The Deltawing road car is coming
If you're familiar with the Deltawing, you should also be familiar with our great love for it.
The original, Ben Bowlby-designed, Nissan-emblazoned racer won the hearts of all who saw its ultimately ill-fated outing at the 2012 Le Mans 24-hour race. And although the Japanese carmaker withdrew from the project a year later, the Deltawing is far from dead. In fact, it's to become a road car.
Yep, really. Deltawing Racing Cars, fronted by Don Panoz, continues to campaign the now closed-roof prototype in America, where it competes in the United SportsCar Championship endurance series.
And the company recently confirmed that development of Deltawing road cars is in full swing. Road cars of far greater technical importance and competence than our own Deltawing, we must regretfully admit.
So what shape will they take? Well, a two-seat GT concept has been confirmed for 2015, and is what we'll see first. It'll be fast, but not daftly powerful: that ultra-slippery Deltawing shape negates the need for tons of power.
"It will be designed to demonstrate that with far less horsepower than many of today's best sports cars, a two-seat performance car based on the Deltawing architecture would deliver the same performance, yet with previously unimagined fuel economy and efficiency," we're told.
Such enthusiasm for fuel-sipping wouldn't typically pique our interest, but with such intrinsic links to the racing car - just look at the renders and patented drawings above - we can't help but prick our ears up.
Smaller power needs are the direct result of reduced mass, both from a front end significantly slimmer than the norm, and the reduced componentry that goes with it, while there ought to be less wear on brakes and tyres too.
The patent drawings that have made it online so far show two different designs. One appears to be merely the racing car with its decals ripped off (and even a roof scoop still intact), while the second, currently less resolved design is something with a bit of convention woven in.
There are rear windows, pretty standard doors adorned with wing mirrors and what looks to be a less pronounced disparity between front and rear track widths. There's a humongous tail fin, mind, so it's still crackers enough.
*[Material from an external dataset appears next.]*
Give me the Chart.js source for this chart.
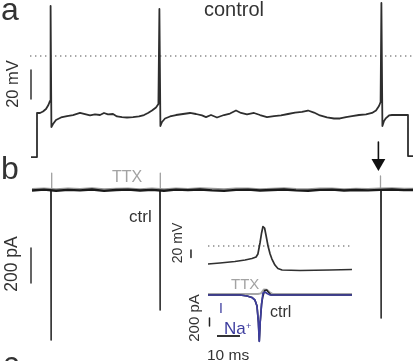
<!DOCTYPE html>
<html>
<head>
<meta charset="utf-8">
<script src="https://cdn.jsdelivr.net/npm/chart.js@4.4.1/dist/chart.umd.min.js"></script>
<style>
  body { margin: 0; background: #fff; }
  #wrap { position: relative; width: 413px; height: 361px; overflow: hidden; font-family: 'Liberation Sans', Arial, sans-serif; color: #333; }
  #fig { position: absolute; left: 0; top: 0; }
  .lbl { position: absolute; line-height: 1; white-space: nowrap; }
  .rot { transform: translate(-50%, -50%) rotate(-90deg); }
</style>
</head>
<body>
<div id="wrap">
  <canvas id="fig" width="413" height="361"></canvas>
  <span class="lbl" style="left:1px;top:-7px;font-size:32px">a</span>
  <span class="lbl" style="left:1px;top:152px;font-size:32px">b</span>
  <span class="lbl" style="left:3px;top:347px;font-size:32px">c</span>
  <span class="lbl" style="left:204px;top:-1px;font-size:20px">control</span>
  <span class="lbl rot" style="left:12px;top:84px;font-size:16.5px">20 mV</span>
  <span class="lbl" style="left:112px;top:169px;font-size:16px;color:#a3a3a3">TTX</span>
  <span class="lbl" style="left:129px;top:208px;font-size:17px">ctrl</span>
  <span class="lbl rot" style="left:12px;top:264px;font-size:17.5px">200 pA</span>
  <span class="lbl rot" style="left:177px;top:243px;font-size:14px">20 mV</span>
  <span class="lbl rot" style="left:193px;top:318px;font-size:15px">200 pA</span>
  <span class="lbl" style="left:231px;top:276px;font-size:15px;color:#a3a3a3">TTX</span>
  <span class="lbl" style="left:270px;top:304px;font-size:16px">ctrl</span>
  <span class="lbl" style="left:219px;top:301px;font-size:14px;color:#3d3d9e">I</span>
  <span class="lbl" style="left:224px;top:320px;font-size:17px;color:#3d3d9e">Na</span>
  <span class="lbl" style="left:246px;top:322px;font-size:9px;color:#3d3d9e">+</span>
  <span class="lbl" style="left:207px;top:347px;font-size:15.5px">10 ms</span>
</div>
<script>
// ---- panel a: membrane potential (time in ms, mV)
const vmTime = [155,185,185,200,215,230,242,250,253,257,265,280,305,335,365,400,430,450,475,500,
  520,540,565,585,610,635,665,695,720,740,760,780,792,797,802,810,825,850,880,915,
  950,980,1010,1030,1055,1085,1120,1150,1180,1205,1235,1270,1300,1335,1370,1405,1440,1475,1510,1540,
  1570,1600,1635,1670,1700,1730,1760,1795,1830,1860,1880,1895,1903,1907,1912,1920,1930,1945,1960,2040,
  2040,2065];
const vmValue = [-69.7,-69.7,-39.3,-39.3,-38.3,-36.6,-33.8,-31.0,34.5,-49.0,-46.9,-44.1,-42.4,-41.4,-40.7,-39.3,-40.3,-41.0,-40.3,-40.7,
  -39.3,-40.3,-40.0,-41.7,-42.1,-42.4,-42.1,-41.7,-40.7,-39.3,-37.6,-35.5,-33.1,32.4,-48.3,-45.5,-43.1,-41.7,-40.7,-40.0,
  -39.3,-40.0,-41.0,-42.1,-40.7,-42.4,-40.7,-39.7,-37.6,-39.3,-40.3,-39.3,-40.7,-42.1,-41.4,-41.0,-40.0,-39.0,-38.6,-37.6,
  -39.0,-41.0,-42.4,-43.1,-43.1,-42.1,-41.4,-40.7,-40.3,-39.3,-37.6,-34.5,-31.7,36.6,-48.3,-44.8,-42.8,-41.0,-40.7,-40.7,
  -69.0,-69.0];
const zeroLineA = [150, 2065];

// ---- panel b: holding current (time in ms, pA)
const baseTime = [160,220,280,340,400,460,520,580,640,700,760,820,880,940,1000,1060,1120,1180,1240,1300,
  1360,1420,1480,1540,1600,1660,1720,1780,1840,1900,1960,2020,2065];
const ctrlBase = [-3,2,-4,1,-2,3,-5,0,2,-3,1,-4,2,-1,3,-2,-5,1,2,-3,0,3,-2,-4,1,2,-3,0,-2,1,3,-1,0];
const ttxBase = [6,9,5,8,6,10,4,7,9,5,8,5,9,6,10,7,4,8,9,5,7,10,6,5,8,9,5,7,6,8,10,7,7];
const ctrlPeakTime = [255, 800, 1905];
const ctrlPeakValue = [-857, -686, -731];
const ttxTickTime = [258, 801, 1902];
const ttxTickValue = [97, 97, 80];
const arrowTime = 1892;
const arrowFrom = 274, arrowTo = 154;

// ---- inset (time in ms from sweep start)
const inVmTime = [0,5.2,11.7,16.1,19.1,20.9,21.7,22.6,23.3,23.9,24.6,25.2,26.1,27.0,27.8,29.1,30.4,32.2,40.0,53.0,62.6];
const inVmValue = [-48.0,-45.3,-41.3,-37.3,-33.3,-29.3,-21.3,8.0,34.7,52.0,48.0,29.3,0,-21.3,-34.7,-50.7,-60.0,-64.0,-65.3,-64.0,-62.7];
const inZeroLine = [0, 62.6];
const inaTime = [0,13.9,17.0,19.1,20.4,21.3,21.9,22.3,22.7,23.3,23.9,24.8,25.7,27.0,62.6];
const inaValue = [0,0,-25,-62,-125,-275,-675,-1162,-675,-225,50,75,37,0,0];
const inCtrlTime = [0,13.9,17.0,19.1,20.4,21.3,21.9,22.3,22.7,23.3,23.8,24.6,25.5,26.2,27.4,62.6];
const inCtrlValue = [0,0,-25,-62,-125,-275,-675,-1150,-675,-225,-50,110,125,75,0,0];
const inTtxTime = [0,21.7,23.0,24.3,25.6,26.9,28.2,62.6];
const inTtxValue = [25,25,40,140,135,70,25,25];

// scale bars
const barA = { t: 155, from: -9.7, size: 20 };      // 20 mV
const barB = { t: 155, from: -331, size: 200 };     // 200 pA
const barInV = { t: -7.4, from: -10.7, size: 20 };  // 20 mV
const barInI = { t: 0.65, from: -575, size: 200 };  // 200 pA
const barInT = { level: -1025, from: 3.9, size: 10 }; // 10 ms

const W = 413, H = 361;

function pts(xs, ys) {
    return xs.map((x, i) => ({ x: x, y: ys[i] }));
}

// narrow transients drawn as separate strokes
function ticks(ts, vs, half) {
    const out = [];
    ts.forEach((t, i) => {
        out.push({ x: t - half, y: 0 }, { x: t, y: vs[i] }, { x: t + half, y: 0 }, { x: t, y: null });
    });
    return out;
}

function xRange(zeroPx, perPx) {
    return { min: -zeroPx * perPx, max: (W - zeroPx) * perPx };
}
function yRange(zeroPx, perPx) {
    return { min: -(H - zeroPx) * perPx, max: zeroPx * perPx };
}

const line = (extra) => Object.assign({
    pointRadius: 0,
    borderWidth: 1.5,
    fill: false,
    tension: 0,
    borderJoinStyle: 'round',
    spanGaps: false,
}, extra);

const ctx = document.getElementById('fig').getContext('2d');

new Chart(ctx, {
    type: 'line',
    data: {
        datasets: [
            // panel a
            line({ data: pts(zeroLineA, [0, 0]), xAxisID: 'xa', yAxisID: 'ya', borderColor: '#8a8a8a', borderDash: [1.4, 3.6], order: 5 }),
            line({ data: pts(vmTime, vmValue), xAxisID: 'xa', yAxisID: 'ya', borderColor: '#2e2e2e', borderWidth: 1.8, order: 2 }),
            line({ data: pts([barA.t, barA.t], [barA.from, barA.from - barA.size]), xAxisID: 'xa', yAxisID: 'ya', borderColor: '#333' }),

            // panel b
            line({ data: pts(baseTime, ttxBase), xAxisID: 'xa', yAxisID: 'yb', borderColor: '#9a9a9a', borderWidth: 2, order: 4 }),
            line({ data: ticks(ttxTickTime, ttxTickValue, 1), xAxisID: 'xa', yAxisID: 'yb', borderColor: '#a0a0a0', borderWidth: 1.3, order: 4 }),
            line({ data: pts(baseTime, ctrlBase), xAxisID: 'xa', yAxisID: 'yb', borderColor: '#1a1a1a', borderWidth: 2.4, order: 3 }),
            line({ data: ticks(ctrlPeakTime, ctrlPeakValue, 1.5), xAxisID: 'xa', yAxisID: 'yb', borderColor: '#3a3a3a', borderWidth: 1.4, order: 3 }),
            line({ data: pts([barB.t, barB.t], [barB.from, barB.from - barB.size]), xAxisID: 'xa', yAxisID: 'yb', borderColor: '#333' }),
            line({ data: pts([arrowTime, arrowTime], [arrowFrom, arrowTo]), xAxisID: 'xa', yAxisID: 'yb', borderColor: '#111', borderWidth: 1.6 }),
            {
                data: pts([arrowTime], [arrowTo]), xAxisID: 'xa', yAxisID: 'yb', showLine: false,
                pointStyle: 'triangle', pointRadius: 8, pointRotation: 180,
                pointBackgroundColor: '#111', pointBorderWidth: 0,
            },

            // inset
            line({ data: pts(inZeroLine, [0, 0]), xAxisID: 'xi', yAxisID: 'yiV', borderColor: '#8a8a8a', borderDash: [1.4, 3.6], order: 5 }),
            line({ data: pts(inVmTime, inVmValue), xAxisID: 'xi', yAxisID: 'yiV', borderColor: '#303030', borderWidth: 1.7, order: 2 }),
            line({ data: pts(inTtxTime, inTtxValue), xAxisID: 'xi', yAxisID: 'yiI', borderColor: '#a8a8a8', borderWidth: 1.8, order: 3 }),
            line({ data: pts(inCtrlTime, inCtrlValue), xAxisID: 'xi', yAxisID: 'yiI', borderColor: '#222', borderWidth: 1.6, order: 2 }),
            line({ data: pts(inaTime, inaValue), xAxisID: 'xi', yAxisID: 'yiI', borderColor: '#3d3d9e', borderWidth: 1.7, order: 1 }),
            line({ data: pts([barInV.t, barInV.t], [barInV.from, barInV.from - barInV.size]), xAxisID: 'xi', yAxisID: 'yiV', borderColor: '#222' }),
            line({ data: pts([barInI.t, barInI.t], [barInI.from, barInI.from - barInI.size]), xAxisID: 'xi', yAxisID: 'yiI', borderColor: '#222' }),
            line({ data: pts([barInT.from, barInT.from + barInT.size], [barInT.level, barInT.level]), xAxisID: 'xi', yAxisID: 'yiI', borderColor: '#333', borderWidth: 2 }),
        ],
    },
    options: {
        responsive: false,
        animation: false,
        devicePixelRatio: 1,
        events: [],
        layout: { padding: 0, autoPadding: false },
        plugins: {
            legend: { display: false },
            tooltip: { enabled: false },
        },
        scales: {
            xa: Object.assign({ type: 'linear', display: false }, xRange(0, 5)),
            ya: Object.assign({ type: 'linear', display: false }, yRange(56, 20 / 29)),
            yb: Object.assign({ type: 'linear', display: false }, yRange(190, 200 / 35)),
            xi: Object.assign({ type: 'linear', display: false }, xRange(208, 10 / 23)),
            yiV: Object.assign({ type: 'linear', display: false }, yRange(246, 20 / 7.5)),
            yiI: Object.assign({ type: 'linear', display: false }, yRange(295, 200 / 8)),
        },
    },
});
</script>
</body>
</html>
Perhaps more crackers, though, is that ambitions extend beyond a two-seat sports car. The company plans a four-seat prototype, too, with calculations suggesting a 138bhp 1.4-litre turbo petrol engine would see it yield 68mpg fuel economy. The company points out that electric, hybrid, gas and fuel cell powertrains could all be used, as well as conventional petrol and diesel transverse engines.
Quite how much a road going Deltawing would cost, and how practical it would be with a mid-mounted engine and such a minimal front end (and therefore space at a premium), are questions that can't be answered yet. Nor do we have any idea how Euro NCAP might feel about it. But the fact we're even able to consider such issues is exciting enough.
What do you reckon? And what would you like to see from a showroom-spec Deltawing?